2nd Oct.  With no thoughts about birds or other wildlife, apart from wondering if we might come across sewer Rats, we headed towards the Ouseburn area of the city.  Now I remember this area very well from my childhood, although at that time my knowledge of it was gained from distant views from the bus (trolley-bus usually), as I travelled over Byker Bridge on the way to the city centre.  At that time the area where the Ouseburn meanders down to join the Tyne looked far from inviting and I never ever felt any urge to explore it.  This was many years before any thought was given to the Metro Bridge apparently kept together with epoxy-resin.   Over the years I’ve very occasionally skirted across the edges of the place without giving it much thought.  Today the area is physically and culturally very different and this was my first time for more extensive exploration, primarily underground in the Victoria Tunnel.  We were joining the guided tour, after an invite from members of the Northumbria Dry-stone Walling Association to join them.  It turned out to be a two hour tour not to be missed.

Bridges.  In the foreground the road bridge, behind is the metro bridge and in the distance the railway viaduct.

Boat built by children.  Out side of the Seven Stories National Children's Book Centre
I’m not going to give lots of information about the actual tour as that would spoil the experience for any locals or others who get along in the future and of course if you have already been along then you don’t need to be told.  After parking up we met our very knowledgeable and friendly guides at the office where there was a nice selection of books and thankfully a toilet.  The initial part of the tour was above ground checking out some of the historic sites along by the Ouseburn, including the old site of the Maling Pottery factory and the Cluny building.  Then we entered the Victoria Tunnel.

Photography wasn't easy down there and this is one that went wrong.  I do think it gives a good impression of the atmosphere however!
The tunnel which runs under the city was opened in 1842 and used then as a wagon-way to bring coal from Spital Tongues Colliery down to the River Tyne and we learned much about the building of the tunnel and its subsequent use as a wagon-way.  As the Second World War approached the tunnel was reopened and used as an air raid shelter, and not an especially comfortable one by the sound of it.  Folk often stayed down there for eight hours sat on wooden platform type seats although the lucky few had wooden bunk beds.  As the book says, better damp than dead.  I tried not to imagine the smell!  In the 1950s there was even talk of possible use as a nuclear bunker, but thankfully that proved unnecessary but it does underline how close we were to nuclear destruction during the Cold War.

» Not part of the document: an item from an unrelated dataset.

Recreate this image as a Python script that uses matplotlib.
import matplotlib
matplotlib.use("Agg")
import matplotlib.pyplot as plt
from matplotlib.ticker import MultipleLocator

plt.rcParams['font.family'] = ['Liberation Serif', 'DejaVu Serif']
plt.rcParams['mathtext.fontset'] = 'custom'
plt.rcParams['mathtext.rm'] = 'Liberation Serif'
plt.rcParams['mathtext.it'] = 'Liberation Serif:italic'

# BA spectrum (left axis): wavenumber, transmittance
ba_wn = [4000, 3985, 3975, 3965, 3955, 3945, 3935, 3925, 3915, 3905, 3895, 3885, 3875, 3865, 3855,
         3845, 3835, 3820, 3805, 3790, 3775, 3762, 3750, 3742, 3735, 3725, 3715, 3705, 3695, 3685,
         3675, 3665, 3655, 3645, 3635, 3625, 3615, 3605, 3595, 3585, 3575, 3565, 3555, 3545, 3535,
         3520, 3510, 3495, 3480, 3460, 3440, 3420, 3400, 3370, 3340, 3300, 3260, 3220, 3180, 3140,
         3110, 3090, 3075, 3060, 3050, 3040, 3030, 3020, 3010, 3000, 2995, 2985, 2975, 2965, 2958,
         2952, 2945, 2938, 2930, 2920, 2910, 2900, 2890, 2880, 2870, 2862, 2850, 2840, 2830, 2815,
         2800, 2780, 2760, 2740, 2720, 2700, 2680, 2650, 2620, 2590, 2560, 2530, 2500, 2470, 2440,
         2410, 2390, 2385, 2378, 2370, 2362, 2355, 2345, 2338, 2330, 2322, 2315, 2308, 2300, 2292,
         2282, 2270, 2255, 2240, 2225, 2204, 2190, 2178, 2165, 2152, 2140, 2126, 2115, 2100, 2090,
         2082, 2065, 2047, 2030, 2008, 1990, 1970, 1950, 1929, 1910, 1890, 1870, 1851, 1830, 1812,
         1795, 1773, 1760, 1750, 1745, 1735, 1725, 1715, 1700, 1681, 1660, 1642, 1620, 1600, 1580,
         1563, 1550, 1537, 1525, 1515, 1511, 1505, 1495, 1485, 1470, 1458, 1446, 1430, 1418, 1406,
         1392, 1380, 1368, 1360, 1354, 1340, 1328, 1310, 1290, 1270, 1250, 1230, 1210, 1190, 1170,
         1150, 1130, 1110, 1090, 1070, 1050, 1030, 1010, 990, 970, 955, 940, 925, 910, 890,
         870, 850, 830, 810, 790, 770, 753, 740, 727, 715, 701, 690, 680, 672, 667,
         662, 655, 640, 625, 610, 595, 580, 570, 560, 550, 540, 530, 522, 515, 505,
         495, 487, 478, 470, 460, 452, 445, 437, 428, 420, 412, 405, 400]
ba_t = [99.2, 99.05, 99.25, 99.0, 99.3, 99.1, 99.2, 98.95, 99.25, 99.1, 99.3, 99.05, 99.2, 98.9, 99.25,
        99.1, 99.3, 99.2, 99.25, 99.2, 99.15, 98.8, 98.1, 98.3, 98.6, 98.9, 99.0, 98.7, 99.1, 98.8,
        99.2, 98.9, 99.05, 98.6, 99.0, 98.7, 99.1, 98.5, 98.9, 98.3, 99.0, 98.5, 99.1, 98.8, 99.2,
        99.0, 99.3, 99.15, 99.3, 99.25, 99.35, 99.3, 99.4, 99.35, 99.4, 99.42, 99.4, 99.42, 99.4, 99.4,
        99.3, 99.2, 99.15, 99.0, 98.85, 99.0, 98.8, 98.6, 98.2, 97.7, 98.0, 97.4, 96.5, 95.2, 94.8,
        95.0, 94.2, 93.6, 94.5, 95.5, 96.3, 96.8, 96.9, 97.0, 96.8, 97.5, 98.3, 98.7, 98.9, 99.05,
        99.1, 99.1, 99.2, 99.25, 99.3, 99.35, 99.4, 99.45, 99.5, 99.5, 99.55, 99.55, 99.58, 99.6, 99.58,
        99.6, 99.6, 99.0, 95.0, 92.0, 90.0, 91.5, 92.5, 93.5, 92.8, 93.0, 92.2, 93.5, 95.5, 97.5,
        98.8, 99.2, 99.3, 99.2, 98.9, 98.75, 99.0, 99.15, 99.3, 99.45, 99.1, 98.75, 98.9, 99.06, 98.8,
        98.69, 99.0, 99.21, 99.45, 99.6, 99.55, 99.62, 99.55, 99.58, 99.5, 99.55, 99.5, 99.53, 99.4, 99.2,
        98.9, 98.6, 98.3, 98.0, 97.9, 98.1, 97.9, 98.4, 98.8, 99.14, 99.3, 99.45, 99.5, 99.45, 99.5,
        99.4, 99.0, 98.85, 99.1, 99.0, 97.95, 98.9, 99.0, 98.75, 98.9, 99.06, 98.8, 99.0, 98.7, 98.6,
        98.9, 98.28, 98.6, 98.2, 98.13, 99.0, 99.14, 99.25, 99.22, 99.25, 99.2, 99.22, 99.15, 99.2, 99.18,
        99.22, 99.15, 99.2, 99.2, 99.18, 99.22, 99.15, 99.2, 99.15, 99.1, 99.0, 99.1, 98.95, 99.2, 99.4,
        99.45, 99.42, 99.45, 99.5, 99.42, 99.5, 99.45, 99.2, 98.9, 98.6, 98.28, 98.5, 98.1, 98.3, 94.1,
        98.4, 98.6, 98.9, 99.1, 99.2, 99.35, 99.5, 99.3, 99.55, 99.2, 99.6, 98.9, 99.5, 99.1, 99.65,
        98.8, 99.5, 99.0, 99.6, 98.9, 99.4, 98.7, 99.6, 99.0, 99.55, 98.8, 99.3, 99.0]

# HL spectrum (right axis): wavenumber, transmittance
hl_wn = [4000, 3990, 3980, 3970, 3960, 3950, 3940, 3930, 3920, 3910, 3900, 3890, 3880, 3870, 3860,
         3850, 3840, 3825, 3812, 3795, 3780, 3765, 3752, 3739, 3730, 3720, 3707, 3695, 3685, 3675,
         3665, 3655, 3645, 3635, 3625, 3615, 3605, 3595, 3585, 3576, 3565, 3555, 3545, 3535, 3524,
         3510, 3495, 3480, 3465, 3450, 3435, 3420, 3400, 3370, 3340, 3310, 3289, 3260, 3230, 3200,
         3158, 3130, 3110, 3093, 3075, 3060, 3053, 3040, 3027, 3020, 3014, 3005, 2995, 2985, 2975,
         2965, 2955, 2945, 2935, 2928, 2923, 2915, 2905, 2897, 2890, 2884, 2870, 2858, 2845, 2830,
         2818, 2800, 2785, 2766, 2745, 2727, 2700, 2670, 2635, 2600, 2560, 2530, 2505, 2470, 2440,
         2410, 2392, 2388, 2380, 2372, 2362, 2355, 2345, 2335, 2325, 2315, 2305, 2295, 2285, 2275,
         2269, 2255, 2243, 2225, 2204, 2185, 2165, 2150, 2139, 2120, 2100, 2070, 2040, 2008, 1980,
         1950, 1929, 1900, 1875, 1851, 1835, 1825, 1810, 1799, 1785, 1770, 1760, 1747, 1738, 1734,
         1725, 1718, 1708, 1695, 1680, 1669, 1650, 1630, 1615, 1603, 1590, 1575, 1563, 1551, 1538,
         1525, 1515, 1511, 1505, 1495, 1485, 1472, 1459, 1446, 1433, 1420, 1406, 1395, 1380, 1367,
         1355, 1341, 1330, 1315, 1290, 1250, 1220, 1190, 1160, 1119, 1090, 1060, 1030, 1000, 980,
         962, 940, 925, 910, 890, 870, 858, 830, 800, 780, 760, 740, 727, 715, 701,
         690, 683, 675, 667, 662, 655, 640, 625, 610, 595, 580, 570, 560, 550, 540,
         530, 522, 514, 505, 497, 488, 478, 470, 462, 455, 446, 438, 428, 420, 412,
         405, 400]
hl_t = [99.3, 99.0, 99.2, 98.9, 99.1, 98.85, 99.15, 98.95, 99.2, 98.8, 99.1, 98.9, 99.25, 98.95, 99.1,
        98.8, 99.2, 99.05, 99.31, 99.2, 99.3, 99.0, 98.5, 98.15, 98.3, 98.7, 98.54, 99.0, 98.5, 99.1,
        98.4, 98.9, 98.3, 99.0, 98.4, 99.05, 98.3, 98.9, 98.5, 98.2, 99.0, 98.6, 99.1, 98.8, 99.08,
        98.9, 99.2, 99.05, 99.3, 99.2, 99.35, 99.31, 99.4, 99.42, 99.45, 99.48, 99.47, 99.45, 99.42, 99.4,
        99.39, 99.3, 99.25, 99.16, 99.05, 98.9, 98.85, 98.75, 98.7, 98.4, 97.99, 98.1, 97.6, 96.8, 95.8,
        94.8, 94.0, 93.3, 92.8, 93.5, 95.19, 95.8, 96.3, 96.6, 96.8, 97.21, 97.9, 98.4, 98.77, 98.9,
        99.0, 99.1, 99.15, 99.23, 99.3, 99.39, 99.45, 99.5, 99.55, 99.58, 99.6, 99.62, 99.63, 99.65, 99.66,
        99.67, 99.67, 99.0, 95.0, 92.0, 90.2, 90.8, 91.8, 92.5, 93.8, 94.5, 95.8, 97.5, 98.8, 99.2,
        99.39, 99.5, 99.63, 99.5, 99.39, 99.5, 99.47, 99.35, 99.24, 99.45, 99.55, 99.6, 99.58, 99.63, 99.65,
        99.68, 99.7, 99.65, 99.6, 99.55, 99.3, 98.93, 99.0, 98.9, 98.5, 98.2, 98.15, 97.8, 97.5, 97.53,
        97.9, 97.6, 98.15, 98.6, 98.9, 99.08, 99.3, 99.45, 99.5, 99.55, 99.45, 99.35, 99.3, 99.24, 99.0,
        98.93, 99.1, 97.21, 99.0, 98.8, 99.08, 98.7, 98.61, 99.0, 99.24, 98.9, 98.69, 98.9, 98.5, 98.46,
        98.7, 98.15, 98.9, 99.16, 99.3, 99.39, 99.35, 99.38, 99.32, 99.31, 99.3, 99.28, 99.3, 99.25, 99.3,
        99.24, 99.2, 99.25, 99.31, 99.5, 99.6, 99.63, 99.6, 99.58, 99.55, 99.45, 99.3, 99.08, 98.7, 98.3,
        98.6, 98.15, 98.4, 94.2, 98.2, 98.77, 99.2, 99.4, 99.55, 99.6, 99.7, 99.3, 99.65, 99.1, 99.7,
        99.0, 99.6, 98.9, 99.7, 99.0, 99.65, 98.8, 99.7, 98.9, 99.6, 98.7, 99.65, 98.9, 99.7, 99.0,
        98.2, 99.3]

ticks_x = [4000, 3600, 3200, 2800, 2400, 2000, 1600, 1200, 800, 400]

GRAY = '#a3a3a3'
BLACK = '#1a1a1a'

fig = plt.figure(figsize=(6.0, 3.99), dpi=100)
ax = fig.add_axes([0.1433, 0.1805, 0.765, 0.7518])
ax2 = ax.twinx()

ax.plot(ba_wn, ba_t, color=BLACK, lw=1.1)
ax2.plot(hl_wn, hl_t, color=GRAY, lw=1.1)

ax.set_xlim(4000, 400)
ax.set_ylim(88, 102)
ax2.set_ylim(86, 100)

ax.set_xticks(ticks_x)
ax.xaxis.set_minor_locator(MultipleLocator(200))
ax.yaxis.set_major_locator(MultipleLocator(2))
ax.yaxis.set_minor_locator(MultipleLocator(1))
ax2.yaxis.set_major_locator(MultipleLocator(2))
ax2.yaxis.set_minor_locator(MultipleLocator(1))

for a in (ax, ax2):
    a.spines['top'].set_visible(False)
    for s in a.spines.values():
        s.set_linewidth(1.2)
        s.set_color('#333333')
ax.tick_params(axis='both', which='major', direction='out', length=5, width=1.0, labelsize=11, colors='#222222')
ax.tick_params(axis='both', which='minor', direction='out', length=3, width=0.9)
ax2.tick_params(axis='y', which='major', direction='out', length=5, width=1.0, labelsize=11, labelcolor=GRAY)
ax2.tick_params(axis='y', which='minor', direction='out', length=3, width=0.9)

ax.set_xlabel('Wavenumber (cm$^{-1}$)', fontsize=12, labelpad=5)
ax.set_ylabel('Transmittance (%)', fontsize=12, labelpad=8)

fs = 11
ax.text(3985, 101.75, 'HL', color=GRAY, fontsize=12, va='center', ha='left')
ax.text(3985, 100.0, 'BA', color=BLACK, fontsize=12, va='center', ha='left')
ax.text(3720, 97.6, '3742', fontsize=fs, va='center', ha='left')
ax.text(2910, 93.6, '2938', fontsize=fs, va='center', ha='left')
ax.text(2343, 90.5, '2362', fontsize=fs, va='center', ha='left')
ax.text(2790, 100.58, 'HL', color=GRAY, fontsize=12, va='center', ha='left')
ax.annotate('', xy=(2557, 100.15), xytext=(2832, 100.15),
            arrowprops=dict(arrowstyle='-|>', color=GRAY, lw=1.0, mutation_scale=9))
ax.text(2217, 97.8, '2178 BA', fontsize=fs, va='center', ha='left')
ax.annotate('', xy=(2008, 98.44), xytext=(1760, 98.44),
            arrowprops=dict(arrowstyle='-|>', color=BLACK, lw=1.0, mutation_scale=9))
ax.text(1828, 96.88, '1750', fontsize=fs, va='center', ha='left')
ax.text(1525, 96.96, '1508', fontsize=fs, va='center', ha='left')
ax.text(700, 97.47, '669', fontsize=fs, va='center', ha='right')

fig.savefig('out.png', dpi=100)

One of our guides giving out the info.

My brother getting a close look at what would have been used as a chemical toilet during air-raids.
Visits to the Ouseburn section of the tunnel were begun in 1998 by the Ouseburn Partnership, but ceased in 2006 when the tunnel began to show signs of structural strain.  Funding provided by Tyne and Wear Partnership and Newcastle City Council ensured that the necessary repair work was carried out.  Access was improved and the public tours began again in 2009 following a grant from the Heritage Lottery Fund.  There are one hour and two hour tours.  We had joined a two hour tour and were taken 700 metres into the tunnel.  It is a very atmospheric experience, especially when all the lights are put out and the tape is played of an approaching wagon load of coal!  In the even we saw no Brown Rats and we were told in fact there are none to be found in there.

If you look carefully you will see a crucifix built into the bricks.  This was done as this is under St Dominic's Church.

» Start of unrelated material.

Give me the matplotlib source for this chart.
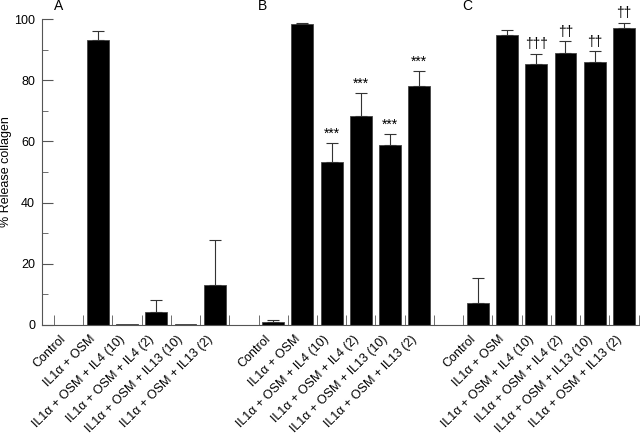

Bricks used for the wall of the tunnel were made from the boulder clay removed by the workmen who dug the tunnel.  Curves in the tunnel can be seen where it has avoided boulder clay to large to remove easily.  The lower wall is made of stone that was retrieved from the building work going on in Grey Street (under the design of John Dobson) at the time.  This image shows where the different materials join.

Yes that's Sam under the hard hat.  The protection was certainly required if you were over 6ft and even I scraped the roof a couple of times when at low points.  

My brother heads towards the exit with group members.

I was brought up with stories about the wartime air raid shelter under the railway bridge at Byker, but I confess I knew little to nothing about Victoria Tunnel and never expected to be down there.  It’s an experience not to be missed.  My thanks go to the volunteer guides.  I’m hoping to get back down to the Ouseburn soon for some photography and perhaps some birding.

1 comment:

  1. I was down the tunnel a few years back, as one of the guides (back then) was a fellow choir member. It's very interesting and many locals don't know it exists!